3.3 Seasonal subseries plots
A seasonal subseries plot stratifies the data according to the season and then makes a separate time plot for each season. 2 We again make a plot using the data on arrivals to Australia from Japan.
|> filter(Origin == "Japan") %>%
aus_arrivals gg_subseries(y = Arrivals)
This plot shows the trend very clearly, as well as that it is relatively independent of the season. Note that the blue horizon line in each subplot shows the mean of the data for that quarter.
3.4 Scatter plots
As described in the previous section, tsibbles can contain multiple time series. This can be because a key variable is present, or because the time series data is multivariate (i.e. measures multiple types of quantities across the same duration of time). When we want to study the relationships between multiple time series, we may use scatterplots, just like we would in studying the relationships between different features in non time series data.
Let us make a pairs plot for the tourist arrivals to Australia from four different regions, contained in aus_arrivals
.
library(GGally)
pivot_wider(aus_arrivals, names_from = "Origin", values_from="Arrivals") |>
ggpairs(columns=2:5)
Each point in a plot on the lower diagonal is composed of readings from two time series at the same time point. Note that the plots on the diagonal are density plots, not time plots. A scatterplot with a diagonal pattern suggests that the two time series are very similar. We see something close to this in the UK-US pair, but much less in the JPN-NZ pair.

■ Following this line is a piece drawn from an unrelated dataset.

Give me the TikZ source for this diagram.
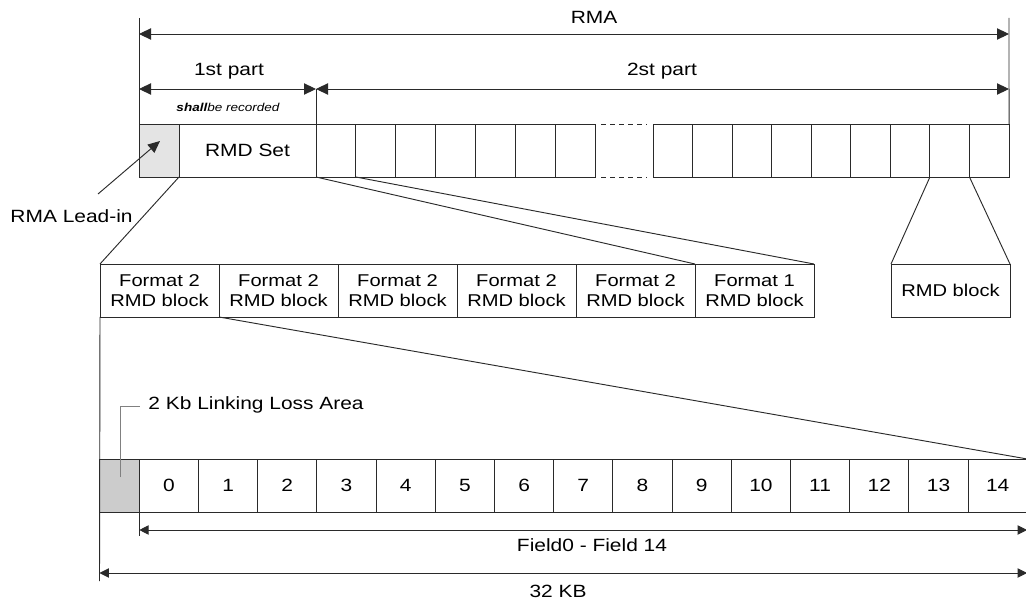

The upper diagonal entries display Pearson correlations. Unsurprisingly, we can see that the strongest correlation is for the US-UK pair.
3.5 Lag plots
Lag plots are scatter plots in which we plot the values of a time series against those of a time lagged version of itself, i.e. if we denote the time series values by \(x_t\), we plot it against \(x_{t-k}\) for some positive integer \(k\).3 For instance, in Figure 3.6 we display the lag plot for the arrivals to Australia from Japan time series that we’ve been studied so far in this chapter.
|> filter(Origin == "Japan") %>%
aus_arrivals gg_lag(y = Arrivals, geom = "point") +
scale_x_continuous(labels = function(x) paste0(x / 1000, "k")) +
scale_y_continuous(labels = function(x) paste0(x / 1000, "k"))
The fact that the scatter plots are close to the diagonal indicates that there is very strong autocorrelation behavior (correlation between the time series and that of its lags). This correlation decays as we take longer and longer lags, but is stronger for lags 4 and 8, indicating yearly seasonality (recall that the time intervals are quarters).
Lag plots are useful for teasing out cyclic patterns. Cyclic patterns occur when the time series values depend on the past values at previous time points (i.e. is autoregressive). This is distinct from trend and seasonality, which are patterns that depend on the time index. Linear autoregressive relationships are efficiently summarized by autocorrelation plots, which will be covered in a latter chapter. Lag plots are less concise than autocorrelation plots, but can demonstrate nonlinear relationships.
gg_lag()
has automatically colored coded the different quarters. Can you explain the differences between the patterns observed in different quarters? E.g. for lag 1, why do the Q3 points lie above the diagonal, and why do the Q2 points lie underneath it?